## START
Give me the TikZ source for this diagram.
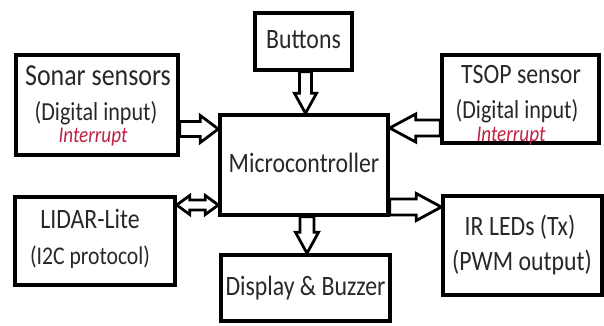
\documentclass[tikz,border=0pt]{standalone}
\usepackage{fontspec}
\setmainfont{Carlito}[FakeStretch=0.85]
\usetikzlibrary{calc}
\definecolor{irq}{RGB}{190,35,65}
\definecolor{ink}{RGB}{40,40,40}
\tikzset{
  box/.style={draw=black, line width=3.4pt, fill=white, inner sep=0pt},
  lbl/.style={anchor=base, inner sep=0pt, text=ink},
  big/.style={lbl, font=\fontsize{28}{30}\selectfont},
  sub/.style={lbl, font=\fontsize{26}{28}\selectfont},
  irqtxt/.style={anchor=base, inner sep=0pt, text=irq, font=\fontsize{22.5}{24}\selectfont\itshape},
  % hollow block arrow: shaft half-width, head half-width, head length
  blockarrow/.style n args={3}{draw=black, line width=2.8pt, fill=white, line join=miter,
    to path={let \p1=($(\tikztotarget)!#3!(\tikztostart)$) in
      ($(\tikztostart)!#1!90:(\tikztotarget)$) -- ($(\p1)!#1!90:(\tikztotarget)$)
      -- ($(\p1)!#2!90:(\tikztotarget)$) -- (\tikztotarget)
      -- ($(\p1)!#2!-90:(\tikztotarget)$) -- ($(\p1)!#1!-90:(\tikztotarget)$)
      -- ($(\tikztostart)!#1!-90:(\tikztotarget)$) -- cycle}},
  % hollow arrow with a head at both ends
  twoway/.style n args={3}{draw=black, line width=2.8pt, fill=white, line join=miter,
    to path={let \p1=($(\tikztotarget)!#3!(\tikztostart)$), \p2=($(\tikztostart)!#3!(\tikztotarget)$) in
      (\tikztostart) -- ($(\p2)!#2!-90:(\tikztostart)$) -- ($(\p2)!#1!-90:(\tikztostart)$)
      -- ($(\p1)!#1!90:(\tikztotarget)$) -- ($(\p1)!#2!90:(\tikztotarget)$) -- (\tikztotarget)
      -- ($(\p1)!#2!-90:(\tikztotarget)$) -- ($(\p1)!#1!-90:(\tikztotarget)$)
      -- ($(\p2)!#1!90:(\tikztostart)$) -- ($(\p2)!#2!90:(\tikztostart)$) -- cycle}},
}
\begin{document}
\begin{tikzpicture}[x=1pt, y=-1pt]
\useasboundingbox (0,0) rectangle (604,325);

% blocks
\node[box, minimum width=162pt, minimum height=100pt] (sonar)   at (97,105)    {};
\node[box, minimum width=157pt, minimum height=88pt]  (tsop)    at (520.5,99)  {};
\node[box, minimum width=97pt,  minimum height=57pt]  (buttons) at (303.5,41.5){};
\node[box, minimum width=168pt, minimum height=100pt] (micro)   at (304,165)   {};
\node[box, minimum width=160pt, minimum height=88pt]  (lidar)   at (95,241)    {};
\node[box, minimum width=159pt, minimum height=99pt]  (ir)      at (522.5,245.5){};
\node[box, minimum width=169pt, minimum height=66pt]  (display) at (305.5,288) {};

% texts
\node[lbl, font=\fontsize{30.5}{32}\selectfont] at (98,85) {Sonar sensors};
\node[sub] at (96,120) {(Digital input)};
\node[irqtxt] at (93,142.5) {Interrupt};

\node[lbl, font=\fontsize{28}{30}\selectfont] at (521,83) {TSOP sensor};
\node[sub] at (517,118) {(Digital input)};
\node[irqtxt] at (511,141) {Interrupt};

\node[big] at (303.5,48) {Buttons};
\node[big] at (304,172) {Microcontroller};
\node[big] at (90,228) {LIDAR-Lite};
\node[sub, font=\fontsize{25.5}{27}\selectfont] at (90,264) {(I2C protocol)};
\node[big] at (520,235) {IR LEDs (Tx)};
\node[big] at (522,270) {(PWM output)};
\node[big] at (305.5,295) {Display \& Buzzer};

% arrow end points on the block borders
\coordinate (a1) at (sonar.east |- 0,129);
\coordinate (a2) at (micro.west |- 0,129);
\coordinate (b1) at (tsop.west |- 0,128);
\coordinate (b2) at (micro.east |- 0,128);
\coordinate (c1) at (buttons.south -| 305.5,0);
\coordinate (c2) at (micro.north -| 305.5,0);
\coordinate (d1) at (micro.south -| 307,0);
\coordinate (d2) at (display.north -| 307,0);
\coordinate (e1) at (lidar.east |- 0,205);
\coordinate (e2) at (micro.west |- 0,205);
\coordinate (f1) at (micro.east |- 0,207);
\coordinate (f2) at (ir.west |- 0,207);

% connectors
\draw[blockarrow={7.5pt}{13.5pt}{18pt}] (a1) to (a2);
\draw[blockarrow={8pt}{14pt}{26pt}] (b1) to (b2);
\draw[blockarrow={6pt}{11pt}{20pt}] (c1) to (c2);
\draw[blockarrow={7pt}{11.5pt}{21pt}] (d1) to (d2);
\draw[twoway={5pt}{9.5pt}{13pt}] (e1) to (e2);
\draw[blockarrow={8pt}{13.5pt}{25pt}] (f1) to (f2);
\end{tikzpicture}
\end{document}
## END
## Objective
Set down the material above as is, without any pictures.

## Response below
Give me the TikZ source for this diagram.
\documentclass[tikz,border=0pt]{standalone}
\usepackage{fontspec}
\setmainfont{Carlito}[FakeStretch=0.85]
\usetikzlibrary{calc}
\definecolor{irq}{RGB}{190,35,65}
\definecolor{ink}{RGB}{40,40,40}
\tikzset{
  box/.style={draw=black, line width=3.4pt, fill=white, inner sep=0pt},
  lbl/.style={anchor=base, inner sep=0pt, text=ink},
  big/.style={lbl, font=\fontsize{28}{30}\selectfont},
  sub/.style={lbl, font=\fontsize{26}{28}\selectfont},
  irqtxt/.style={anchor=base, inner sep=0pt, text=irq, font=\fontsize{22.5}{24}\selectfont\itshape},
  % hollow block arrow: shaft half-width, head half-width, head length
  blockarrow/.style n args={3}{draw=black, line width=2.8pt, fill=white, line join=miter,
    to path={let \p1=($(\tikztotarget)!#3!(\tikztostart)$) in
      ($(\tikztostart)!#1!90:(\tikztotarget)$) -- ($(\p1)!#1!90:(\tikztotarget)$)
      -- ($(\p1)!#2!90:(\tikztotarget)$) -- (\tikztotarget)
      -- ($(\p1)!#2!-90:(\tikztotarget)$) -- ($(\p1)!#1!-90:(\tikztotarget)$)
      -- ($(\tikztostart)!#1!-90:(\tikztotarget)$) -- cycle}},
  % hollow arrow with a head at both ends
  twoway/.style n args={3}{draw=black, line width=2.8pt, fill=white, line join=miter,
    to path={let \p1=($(\tikztotarget)!#3!(\tikztostart)$), \p2=($(\tikztostart)!#3!(\tikztotarget)$) in
      (\tikztostart) -- ($(\p2)!#2!-90:(\tikztostart)$) -- ($(\p2)!#1!-90:(\tikztostart)$)
      -- ($(\p1)!#1!90:(\tikztotarget)$) -- ($(\p1)!#2!90:(\tikztotarget)$) -- (\tikztotarget)
      -- ($(\p1)!#2!-90:(\tikztotarget)$) -- ($(\p1)!#1!-90:(\tikztotarget)$)
      -- ($(\p2)!#1!90:(\tikztostart)$) -- ($(\p2)!#2!90:(\tikztostart)$) -- cycle}},
}
\begin{document}
\begin{tikzpicture}[x=1pt, y=-1pt]
\useasboundingbox (0,0) rectangle (604,325);

% blocks
\node[box, minimum width=162pt, minimum height=100pt] (sonar)   at (97,105)    {};
\node[box, minimum width=157pt, minimum height=88pt]  (tsop)    at (520.5,99)  {};
\node[box, minimum width=97pt,  minimum height=57pt]  (buttons) at (303.5,41.5){};
\node[box, minimum width=168pt, minimum height=100pt] (micro)   at (304,165)   {};
\node[box, minimum width=160pt, minimum height=88pt]  (lidar)   at (95,241)    {};
\node[box, minimum width=159pt, minimum height=99pt]  (ir)      at (522.5,245.5){};
\node[box, minimum width=169pt, minimum height=66pt]  (display) at (305.5,288) {};

% texts
\node[lbl, font=\fontsize{30.5}{32}\selectfont] at (98,85) {Sonar sensors};
\node[sub] at (96,120) {(Digital input)};
\node[irqtxt] at (93,142.5) {Interrupt};

\node[lbl, font=\fontsize{28}{30}\selectfont] at (521,83) {TSOP sensor};
\node[sub] at (517,118) {(Digital input)};
\node[irqtxt] at (511,141) {Interrupt};

\node[big] at (303.5,48) {Buttons};
\node[big] at (304,172) {Microcontroller};
\node[big] at (90,228) {LIDAR-Lite};
\node[sub, font=\fontsize{25.5}{27}\selectfont] at (90,264) {(I2C protocol)};
\node[big] at (520,235) {IR LEDs (Tx)};
\node[big] at (522,270) {(PWM output)};
\node[big] at (305.5,295) {Display \& Buzzer};

% arrow end points on the block borders
\coordinate (a1) at (sonar.east |- 0,129);
\coordinate (a2) at (micro.west |- 0,129);
\coordinate (b1) at (tsop.west |- 0,128);
\coordinate (b2) at (micro.east |- 0,128);
\coordinate (c1) at (buttons.south -| 305.5,0);
\coordinate (c2) at (micro.north -| 305.5,0);
\coordinate (d1) at (micro.south -| 307,0);
\coordinate (d2) at (display.north -| 307,0);
\coordinate (e1) at (lidar.east |- 0,205);
\coordinate (e2) at (micro.west |- 0,205);
\coordinate (f1) at (micro.east |- 0,207);
\coordinate (f2) at (ir.west |- 0,207);

% connectors
\draw[blockarrow={7.5pt}{13.5pt}{18pt}] (a1) to (a2);
\draw[blockarrow={8pt}{14pt}{26pt}] (b1) to (b2);
\draw[blockarrow={6pt}{11pt}{20pt}] (c1) to (c2);
\draw[blockarrow={7pt}{11.5pt}{21pt}] (d1) to (d2);
\draw[twoway={5pt}{9.5pt}{13pt}] (e1) to (e2);
\draw[blockarrow={8pt}{13.5pt}{25pt}] (f1) to (f2);
\end{tikzpicture}
\end{document}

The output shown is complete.